At the meeting, the American Bar Association adopted Model Rules of Judicial Conduct that define the prohibition against bias based on "sex" to include transgender people. (Sexual orientation was already included.) Many of the state bars across the United States adopt these rules as their state court rules for judges. It also voted to expand its own stated organizational diversity goal to include greater participation by LGBT attorneys.
These are important developments that advance both the legal profession and LGBT rights. Although most lawyers don’t recognize this, the American Bar Association is more than a membership organization. It has significant nationwide influence in public policy debates. Lawyers who get involved in the American Bar Association and positively influence its LGBT-related policy positions advance the interests of LGBT people nationwide. That was the case at this past meeting and that’s been the case for decades.
When the American Bar Association passes organizational resolutions on important public policy issues, its paid lobbyists can then lobby legislatures to advance that position. That’s why, after the National Gay and Lesbian Task Force formed in 1973, one of its first acts was to work with the American Bar Association to pass a resolution opposing the state sodomy laws. And that's why, over the past decades, lawyers have succeeded in getting the American Bar Association to resolve to oppose the Federal Marriage Amendment, support LGBT parenting, and call for the inclusion of transgender people in local, state and federal nondiscrimination laws.
So, how do lawyers make nationwide change through the American Bar Association?
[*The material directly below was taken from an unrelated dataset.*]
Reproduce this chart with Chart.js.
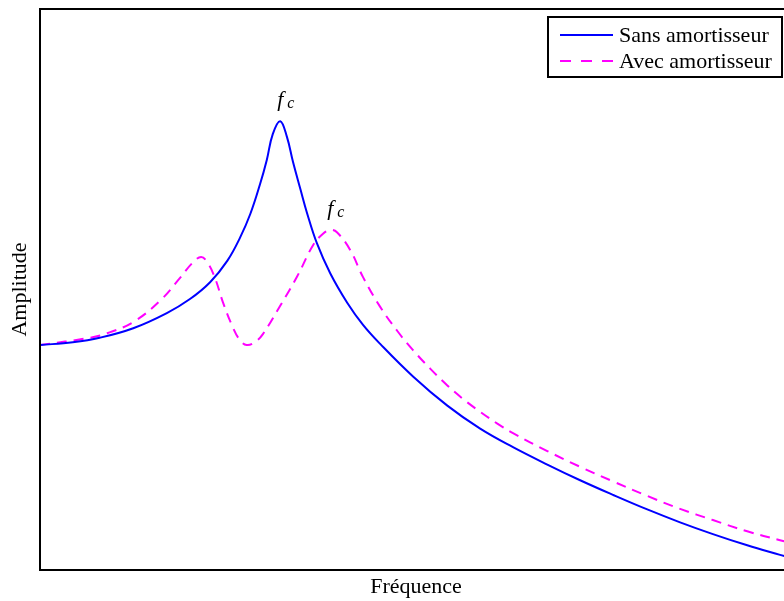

It's as easy as one, two, three:
1) Become a member at http://www.abanet.org. Most lawyers are, as a matter of course, already enrolled as members through their employers. If you're not enrolled, do so. Most legal employers will pay the membership fee for a lawyer who plans to be an active member because it produces a networking-related benefit for the employer.
2) Join the Section on Individual Rights and Responsibilities and any additional sections that cover your practice areas. The Section on Individual Rights and Responsibilities deals often with issues impacting LGBT people. But, it does so in partnership with other sections because one lesson from the anti-marriage amendments is that the scope of anti-LGBT legislative issues often impacts entire areas of law not specific to LGBT people. Join sections dealing with employment law, family law, or whatever your expertise is — you will be all the more persuasive as an area expert communicating the broader consequences of anti-LGBT measures.
3) Communicate your interest in section policy and activities to section leadership. As with all volunteer activities, there is always more work than there is time to complete it. Section members who communicate an interest in participating will get the work. And those who get the work, make the positive change.
There are, of course, many other ways that lawyers can make a difference in the LGBT rights movement. Lawyers have unique access, perspective and skills when it comes to questions of justice and equality. But, the fact that membership within the American Bar Association is automatic for most lawyers, combined with the size of its budget, the size of its membership, and its long commitment to bettering both the profession and the lives of the diverse clients we serve, makes it an uniquely influential place to start. If we take pride in our profession and the people we serve, then when cynics make lawyer jokes, the joke's on them.